Times Still Hoping Border Fence Talk Will Alienate Hispanics, Spell Doom for GOP
The New York Times has been anxiously awaiting the day the 'sleeping giant' of the Hispanic vote wake up with an electoral roar to slaughter the G.O.P. once and for all. It hasn't happened yet, but perhaps in 2012 the Republican line on immigration reform will cost Republicans the Hispanic vote and the presidency. After all, 'some party officials,' allied with 'some Republican strategists,' think it may.
Thursday's bit of wishful thinking came from reporter Trip Gabriel, 'Tough Immigration Talk Heats Up Debate, and Alienates Some Hispanics.'
Today, Republican candidates are competing over who can talk the toughest about illegal immigration - who will erect the most impenetrable border defense; who will turn off 'magnets' like college tuition benefits.
But after such pointed proposals heated up yet another Republican debate, on Tuesday night, some party officials see a yellow light signaling danger in battleground states with large Hispanic populations in November 2012. Will Hispanic voters remember and punish the eventual Republican nominee?
Republican strategists have hoped to win many of these voters back by appealing to their discontent over the economy and to their social conservatism, issues that helped George W. Bush win a historically high 44 percent of Hispanic voters in 2004.
Now, however, that pitch may be thwarted, according to some Republican strategists.
Both Herman Cain, the former business executive, and Representative Michele Bachmann are proposing a 1,200-mile border fence - electrified, in Mr. Cain's case, double-walled in Mrs. Bachmann's.
Even Mr. Romney, who has been more measured in his remarks, may have lost Hispanic support over his criticism of a Texas law that allows some children of illegal immigrants to attend state colleges on in-state tuition.
'He can make as many trips to Florida and New Mexico and Colorado and other swing states that have a large Latino population, but he can write off the Latino vote,' said Lionel Sosa, a strategist in Texas who advised Mr. Bush and Senator John McCain on appealing to Hispanics. 'He's not going to gain it again.
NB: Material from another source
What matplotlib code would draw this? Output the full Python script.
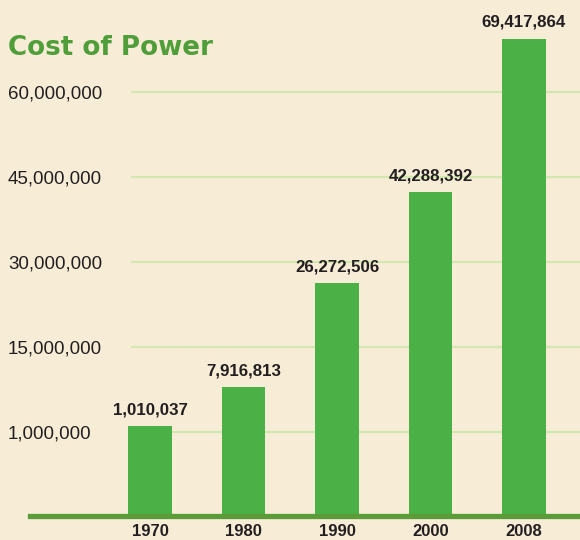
import matplotlib
matplotlib.use("Agg")
import matplotlib.pyplot as plt

years = ["1970", "1980", "1990", "2000", "2008"]
costs = [1010037, 7916813, 26272506, 42288392, 69417864]
cost_labels = ["1,010,037", "7,916,813", "26,272,506", "42,288,392", "69,417,864"]
ytick_values = [0, 15000000, 30000000, 45000000, 60000000]
ytick_labels = ["1,000,000", "15,000,000", "30,000,000", "45,000,000", "60,000,000"]
title = "Cost of Power"

BG = "#f7edd7"
BAR = "#4bb146"
GRID = "#d3e8b0"
BASE = "#5b9b38"
TXT = "#231f20"
TITLE = "#4f9e3a"

W, H = 580, 540
fig = plt.figure(figsize=(W / 100, H / 100), dpi=100, facecolor=BG)
ax_left, ax_bottom_px = 30, 516
ax = fig.add_axes([ax_left / W, (H - ax_bottom_px) / H, (W - ax_left) / W, ax_bottom_px / H])
ax.set_facecolor(BG)

step = 93.5
xmin = -(150 - ax_left) / step
xmax = xmin + (W - ax_left) / step
ax.set_xlim(xmin, xmax)
per_px = 15000000 / 85.0
ymin = -84 * per_px
ymax = 432 * per_px
ax.set_ylim(ymin, ymax)

x = list(range(len(years)))
grid_start = xmin + (131 - ax_left) / step
ax.hlines(ytick_values, grid_start, xmax, colors=GRID, linewidth=1.6, zorder=1)

heights = [c - ymin for c in costs]
ax.bar(x, heights, bottom=ymin, width=0.46, color=BAR, zorder=2)
ax.axhline(ymin, color=BASE, linewidth=3.8, zorder=3, clip_on=False)

for xi, c, lab in zip(x, costs, cost_labels):
    ax.annotate(lab, (xi, c), xytext=(0, 6.5), textcoords="offset points",
                ha="center", va="bottom", fontsize=12.2, fontweight="bold",
                family=["Liberation Sans", "DejaVu Sans"],
                color=TXT)

for s in ax.spines.values():
    s.set_visible(False)

ax.set_yticks(ytick_values, ytick_labels)
ax.tick_params(axis="y", length=0, pad=22 * 0.72, labelsize=13.5, labelcolor=TXT)
for lbl in ax.get_yticklabels():
    lbl.set_horizontalalignment("left")
    lbl.set_family(["Liberation Sans", "DejaVu Sans"])

ax.set_xticks(x, years)
ax.tick_params(axis="x", length=0, pad=8 * 0.72, labelsize=12, labelcolor=TXT)
for lbl in ax.get_xticklabels():
    lbl.set_fontweight("bold")
    lbl.set_family(["Liberation Sans", "DejaVu Sans"])

fig.text(8 / W, 1 - 55 / H, title, ha="left", va="baseline", fontsize=18.8,
         fontweight="bold", color=TITLE, family=["DejaVu Sans"])

fig.savefig("out.png", dpi=100, facecolor=BG)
Gabriel pointed to Senate Majority Leader Harry Reid holding on to his seat in Nevada over Sharron Angle as a sign that Republicans missed an opportunity, quoting Democratic strategist Andres Ramirez
'Their rhetoric on illegal immigration was very over the top,' he said. 'It will cost them in the future.'
We shall see.
On the same page Thursday appeared reporter Julia Preston, a reporter whose coverage is very sympathetic toward illegal immigrants. She took a surprising fiscal conservative angle in arguing against a border fence in 'Some Cheer Border Fence As Others Ponder the Cost.'
Proposals for an imposing border fence have drawn cheers at Republican rallies. Border security appears to be an area where some Republican candidates are ready to set aside their priority on fiscal discipline, since security analysts say very little research is available on how much a border-length fence would cost.
Unlike the Times' cheerleading coverage for budget-busting Obamacare, the Times was diligent in tallying up every conceivable possible cost of a border-length fence.
In 2009, the Congressional Search Service reported that the Department of Homeland Security had spent roughly up to $21 million per mile to build a primary fence near San Diego. The cost had ballooned as the fence extended into hills and gullies along the line.
The same year, Customs and Border Protection estimated costs of building an additional 3.5 miles of fence near San Diego at $16 million per mile. Even this lower figure would yield a rough projection of $22.4 billion for a single fence across the 1,400 miles remaining today.
These estimates do not include the costs of acquiring land, nor the expense of maintaining a fence that is exposed to constant efforts by illegal crossers to bore through it or under it or to bring it down. In March, Customs and Border Protection estimated it would cost $6.5 billion 'to deploy, operate and maintain' the existing border fencing over an expected maximum lifetime of 20 years. The agency reported repairing 4,037 breaches in 2010 alone.